→ Given data:
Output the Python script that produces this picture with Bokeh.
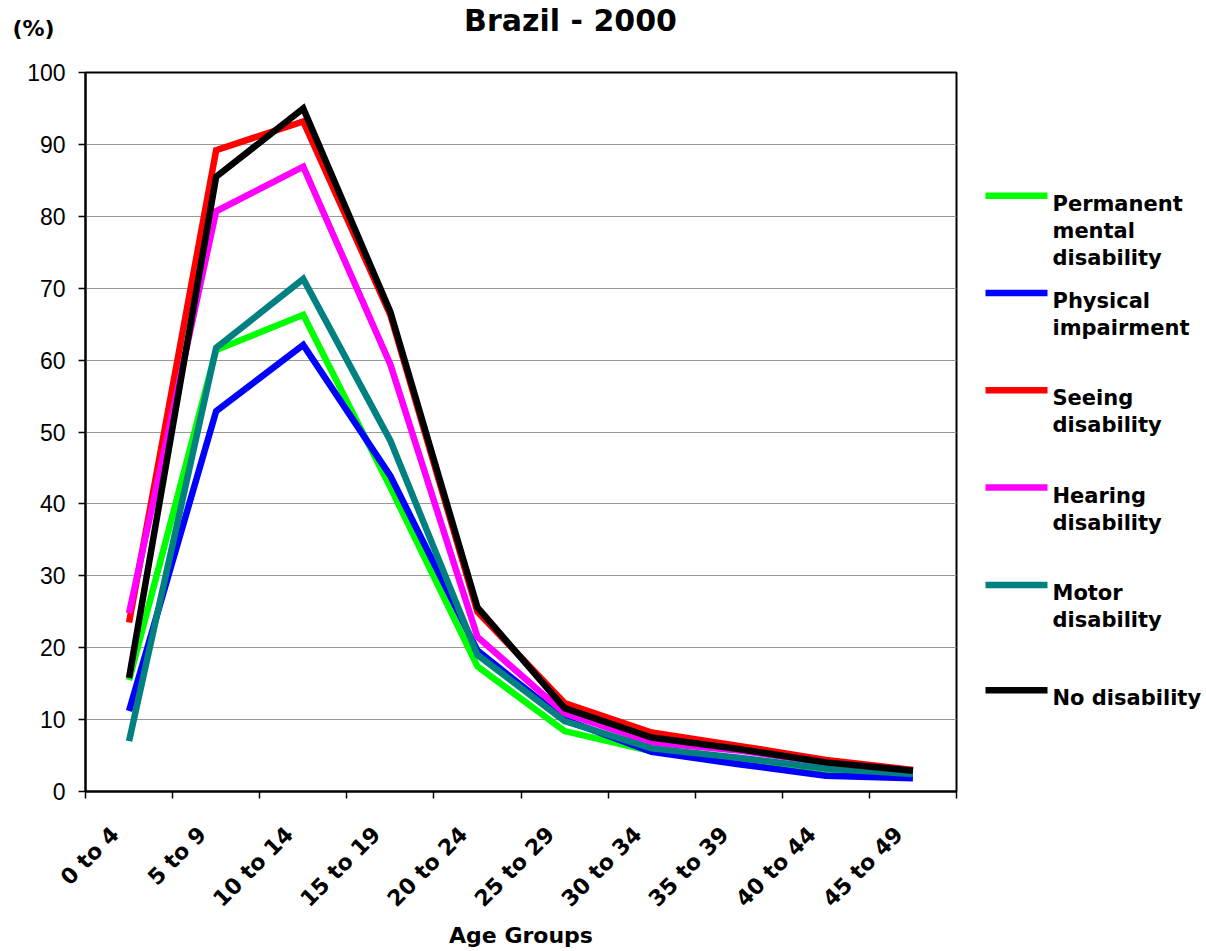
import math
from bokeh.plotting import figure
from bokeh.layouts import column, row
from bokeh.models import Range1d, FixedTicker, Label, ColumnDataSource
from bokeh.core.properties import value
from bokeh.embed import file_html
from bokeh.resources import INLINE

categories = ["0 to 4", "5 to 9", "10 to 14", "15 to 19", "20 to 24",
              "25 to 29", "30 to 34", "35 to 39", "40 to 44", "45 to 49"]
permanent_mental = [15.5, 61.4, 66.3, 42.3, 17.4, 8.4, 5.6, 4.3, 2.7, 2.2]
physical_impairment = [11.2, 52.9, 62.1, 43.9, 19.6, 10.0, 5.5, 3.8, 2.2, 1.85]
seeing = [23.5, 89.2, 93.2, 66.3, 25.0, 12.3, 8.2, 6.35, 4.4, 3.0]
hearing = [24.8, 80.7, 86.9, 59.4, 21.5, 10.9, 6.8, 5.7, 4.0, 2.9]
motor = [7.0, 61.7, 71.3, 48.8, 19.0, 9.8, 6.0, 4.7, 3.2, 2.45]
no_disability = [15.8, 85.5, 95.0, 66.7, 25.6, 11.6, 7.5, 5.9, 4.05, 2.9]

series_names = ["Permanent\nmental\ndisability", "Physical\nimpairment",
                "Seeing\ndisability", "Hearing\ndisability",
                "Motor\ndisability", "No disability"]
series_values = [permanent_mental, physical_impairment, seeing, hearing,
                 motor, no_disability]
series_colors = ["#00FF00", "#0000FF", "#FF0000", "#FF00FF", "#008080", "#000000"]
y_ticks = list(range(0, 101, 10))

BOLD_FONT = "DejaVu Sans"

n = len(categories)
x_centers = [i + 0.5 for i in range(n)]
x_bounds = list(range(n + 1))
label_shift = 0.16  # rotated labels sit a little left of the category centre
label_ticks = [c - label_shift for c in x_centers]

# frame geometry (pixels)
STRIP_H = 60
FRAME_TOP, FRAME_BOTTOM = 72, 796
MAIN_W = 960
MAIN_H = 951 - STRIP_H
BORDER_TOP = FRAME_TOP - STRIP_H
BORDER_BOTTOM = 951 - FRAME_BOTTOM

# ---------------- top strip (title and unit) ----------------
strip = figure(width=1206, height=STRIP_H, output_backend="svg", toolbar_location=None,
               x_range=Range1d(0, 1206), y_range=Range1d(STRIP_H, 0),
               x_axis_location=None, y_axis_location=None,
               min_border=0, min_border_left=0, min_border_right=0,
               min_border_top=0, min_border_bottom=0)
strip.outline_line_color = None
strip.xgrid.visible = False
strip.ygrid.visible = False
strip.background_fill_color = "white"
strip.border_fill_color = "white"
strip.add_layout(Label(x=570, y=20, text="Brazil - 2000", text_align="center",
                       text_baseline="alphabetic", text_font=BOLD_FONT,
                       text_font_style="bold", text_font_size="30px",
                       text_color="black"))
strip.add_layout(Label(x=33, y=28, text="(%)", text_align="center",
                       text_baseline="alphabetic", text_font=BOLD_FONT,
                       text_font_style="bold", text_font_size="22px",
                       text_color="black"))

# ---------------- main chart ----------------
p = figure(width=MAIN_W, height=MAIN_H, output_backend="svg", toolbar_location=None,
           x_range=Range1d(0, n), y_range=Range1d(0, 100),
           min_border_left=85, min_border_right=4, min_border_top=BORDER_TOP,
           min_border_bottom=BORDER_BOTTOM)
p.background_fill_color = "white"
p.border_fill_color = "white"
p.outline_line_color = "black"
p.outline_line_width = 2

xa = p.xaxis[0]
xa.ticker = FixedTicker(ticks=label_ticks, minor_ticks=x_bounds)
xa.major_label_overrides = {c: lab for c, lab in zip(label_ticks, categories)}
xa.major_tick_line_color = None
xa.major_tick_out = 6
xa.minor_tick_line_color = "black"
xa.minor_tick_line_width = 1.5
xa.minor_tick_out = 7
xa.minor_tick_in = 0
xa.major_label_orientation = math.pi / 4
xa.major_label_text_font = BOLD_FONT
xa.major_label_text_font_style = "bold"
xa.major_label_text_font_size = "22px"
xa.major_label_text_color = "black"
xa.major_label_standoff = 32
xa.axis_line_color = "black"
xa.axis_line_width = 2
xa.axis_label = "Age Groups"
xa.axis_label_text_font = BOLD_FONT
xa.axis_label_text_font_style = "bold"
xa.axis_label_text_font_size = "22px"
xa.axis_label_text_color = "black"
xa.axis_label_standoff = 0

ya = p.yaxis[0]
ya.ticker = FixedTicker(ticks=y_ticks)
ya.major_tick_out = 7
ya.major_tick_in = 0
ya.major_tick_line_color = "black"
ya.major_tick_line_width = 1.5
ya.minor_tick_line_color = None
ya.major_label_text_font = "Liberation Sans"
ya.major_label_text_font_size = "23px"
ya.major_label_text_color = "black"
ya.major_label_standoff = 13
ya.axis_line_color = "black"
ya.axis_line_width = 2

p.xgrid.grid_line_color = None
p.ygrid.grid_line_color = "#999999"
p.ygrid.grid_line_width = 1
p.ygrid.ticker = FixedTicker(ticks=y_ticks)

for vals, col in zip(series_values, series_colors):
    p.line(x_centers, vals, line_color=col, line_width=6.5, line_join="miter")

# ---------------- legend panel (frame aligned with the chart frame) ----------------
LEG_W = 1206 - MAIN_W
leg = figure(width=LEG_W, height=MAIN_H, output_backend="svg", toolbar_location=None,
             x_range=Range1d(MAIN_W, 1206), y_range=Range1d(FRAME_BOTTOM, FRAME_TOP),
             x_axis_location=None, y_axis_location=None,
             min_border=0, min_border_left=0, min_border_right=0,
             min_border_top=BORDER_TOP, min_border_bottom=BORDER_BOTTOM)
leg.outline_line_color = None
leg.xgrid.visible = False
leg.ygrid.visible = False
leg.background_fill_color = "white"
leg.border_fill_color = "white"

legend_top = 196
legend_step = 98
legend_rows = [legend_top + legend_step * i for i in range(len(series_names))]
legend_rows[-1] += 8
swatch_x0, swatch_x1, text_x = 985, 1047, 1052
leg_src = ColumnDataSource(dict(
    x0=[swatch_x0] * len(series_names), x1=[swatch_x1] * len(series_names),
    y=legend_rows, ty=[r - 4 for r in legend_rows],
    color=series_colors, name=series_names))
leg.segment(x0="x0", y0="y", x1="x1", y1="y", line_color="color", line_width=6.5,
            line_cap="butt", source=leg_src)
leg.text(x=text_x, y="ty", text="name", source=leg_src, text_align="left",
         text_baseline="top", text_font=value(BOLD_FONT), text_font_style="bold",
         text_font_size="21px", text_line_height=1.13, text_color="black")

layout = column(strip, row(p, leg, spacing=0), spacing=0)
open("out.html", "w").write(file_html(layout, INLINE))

→ Exercise directions: Copy the material shown above in full and exactly. Skip the pictures.

→ Output for this task:
Output the Python script that produces this picture with Bokeh.
import math
from bokeh.plotting import figure
from bokeh.layouts import column, row
from bokeh.models import Range1d, FixedTicker, Label, ColumnDataSource
from bokeh.core.properties import value
from bokeh.embed import file_html
from bokeh.resources import INLINE

categories = ["0 to 4", "5 to 9", "10 to 14", "15 to 19", "20 to 24",
              "25 to 29", "30 to 34", "35 to 39", "40 to 44", "45 to 49"]
permanent_mental = [15.5, 61.4, 66.3, 42.3, 17.4, 8.4, 5.6, 4.3, 2.7, 2.2]
physical_impairment = [11.2, 52.9, 62.1, 43.9, 19.6, 10.0, 5.5, 3.8, 2.2, 1.85]
seeing = [23.5, 89.2, 93.2, 66.3, 25.0, 12.3, 8.2, 6.35, 4.4, 3.0]
hearing = [24.8, 80.7, 86.9, 59.4, 21.5, 10.9, 6.8, 5.7, 4.0, 2.9]
motor = [7.0, 61.7, 71.3, 48.8, 19.0, 9.8, 6.0, 4.7, 3.2, 2.45]
no_disability = [15.8, 85.5, 95.0, 66.7, 25.6, 11.6, 7.5, 5.9, 4.05, 2.9]

series_names = ["Permanent\nmental\ndisability", "Physical\nimpairment",
                "Seeing\ndisability", "Hearing\ndisability",
                "Motor\ndisability", "No disability"]
series_values = [permanent_mental, physical_impairment, seeing, hearing,
                 motor, no_disability]
series_colors = ["#00FF00", "#0000FF", "#FF0000", "#FF00FF", "#008080", "#000000"]
y_ticks = list(range(0, 101, 10))

BOLD_FONT = "DejaVu Sans"

n = len(categories)
x_centers = [i + 0.5 for i in range(n)]
x_bounds = list(range(n + 1))
label_shift = 0.16  # rotated labels sit a little left of the category centre
label_ticks = [c - label_shift for c in x_centers]

# frame geometry (pixels)
STRIP_H = 60
FRAME_TOP, FRAME_BOTTOM = 72, 796
MAIN_W = 960
MAIN_H = 951 - STRIP_H
BORDER_TOP = FRAME_TOP - STRIP_H
BORDER_BOTTOM = 951 - FRAME_BOTTOM

# ---------------- top strip (title and unit) ----------------
strip = figure(width=1206, height=STRIP_H, output_backend="svg", toolbar_location=None,
               x_range=Range1d(0, 1206), y_range=Range1d(STRIP_H, 0),
               x_axis_location=None, y_axis_location=None,
               min_border=0, min_border_left=0, min_border_right=0,
               min_border_top=0, min_border_bottom=0)
strip.outline_line_color = None
strip.xgrid.visible = False
strip.ygrid.visible = False
strip.background_fill_color = "white"
strip.border_fill_color = "white"
strip.add_layout(Label(x=570, y=20, text="Brazil - 2000", text_align="center",
                       text_baseline="alphabetic", text_font=BOLD_FONT,
                       text_font_style="bold", text_font_size="30px",
                       text_color="black"))
strip.add_layout(Label(x=33, y=28, text="(%)", text_align="center",
                       text_baseline="alphabetic", text_font=BOLD_FONT,
                       text_font_style="bold", text_font_size="22px",
                       text_color="black"))

# ---------------- main chart ----------------
p = figure(width=MAIN_W, height=MAIN_H, output_backend="svg", toolbar_location=None,
           x_range=Range1d(0, n), y_range=Range1d(0, 100),
           min_border_left=85, min_border_right=4, min_border_top=BORDER_TOP,
           min_border_bottom=BORDER_BOTTOM)
p.background_fill_color = "white"
p.border_fill_color = "white"
p.outline_line_color = "black"
p.outline_line_width = 2

xa = p.xaxis[0]
xa.ticker = FixedTicker(ticks=label_ticks, minor_ticks=x_bounds)
xa.major_label_overrides = {c: lab for c, lab in zip(label_ticks, categories)}
xa.major_tick_line_color = None
xa.major_tick_out = 6
xa.minor_tick_line_color = "black"
xa.minor_tick_line_width = 1.5
xa.minor_tick_out = 7
xa.minor_tick_in = 0
xa.major_label_orientation = math.pi / 4
xa.major_label_text_font = BOLD_FONT
xa.major_label_text_font_style = "bold"
xa.major_label_text_font_size = "22px"
xa.major_label_text_color = "black"
xa.major_label_standoff = 32
xa.axis_line_color = "black"
xa.axis_line_width = 2
xa.axis_label = "Age Groups"
xa.axis_label_text_font = BOLD_FONT
xa.axis_label_text_font_style = "bold"
xa.axis_label_text_font_size = "22px"
xa.axis_label_text_color = "black"
xa.axis_label_standoff = 0

ya = p.yaxis[0]
ya.ticker = FixedTicker(ticks=y_ticks)
ya.major_tick_out = 7
ya.major_tick_in = 0
ya.major_tick_line_color = "black"
ya.major_tick_line_width = 1.5
ya.minor_tick_line_color = None
ya.major_label_text_font = "Liberation Sans"
ya.major_label_text_font_size = "23px"
ya.major_label_text_color = "black"
ya.major_label_standoff = 13
ya.axis_line_color = "black"
ya.axis_line_width = 2

p.xgrid.grid_line_color = None
p.ygrid.grid_line_color = "#999999"
p.ygrid.grid_line_width = 1
p.ygrid.ticker = FixedTicker(ticks=y_ticks)

for vals, col in zip(series_values, series_colors):
    p.line(x_centers, vals, line_color=col, line_width=6.5, line_join="miter")

# ---------------- legend panel (frame aligned with the chart frame) ----------------
LEG_W = 1206 - MAIN_W
leg = figure(width=LEG_W, height=MAIN_H, output_backend="svg", toolbar_location=None,
             x_range=Range1d(MAIN_W, 1206), y_range=Range1d(FRAME_BOTTOM, FRAME_TOP),
             x_axis_location=None, y_axis_location=None,
             min_border=0, min_border_left=0, min_border_right=0,
             min_border_top=BORDER_TOP, min_border_bottom=BORDER_BOTTOM)
leg.outline_line_color = None
leg.xgrid.visible = False
leg.ygrid.visible = False
leg.background_fill_color = "white"
leg.border_fill_color = "white"

legend_top = 196
legend_step = 98
legend_rows = [legend_top + legend_step * i for i in range(len(series_names))]
legend_rows[-1] += 8
swatch_x0, swatch_x1, text_x = 985, 1047, 1052
leg_src = ColumnDataSource(dict(
    x0=[swatch_x0] * len(series_names), x1=[swatch_x1] * len(series_names),
    y=legend_rows, ty=[r - 4 for r in legend_rows],
    color=series_colors, name=series_names))
leg.segment(x0="x0", y0="y", x1="x1", y1="y", line_color="color", line_width=6.5,
            line_cap="butt", source=leg_src)
leg.text(x=text_x, y="ty", text="name", source=leg_src, text_align="left",
         text_baseline="top", text_font=value(BOLD_FONT), text_font_style="bold",
         text_font_size="21px", text_line_height=1.13, text_color="black")

layout = column(strip, row(p, leg, spacing=0), spacing=0)
open("out.html", "w").write(file_html(layout, INLINE))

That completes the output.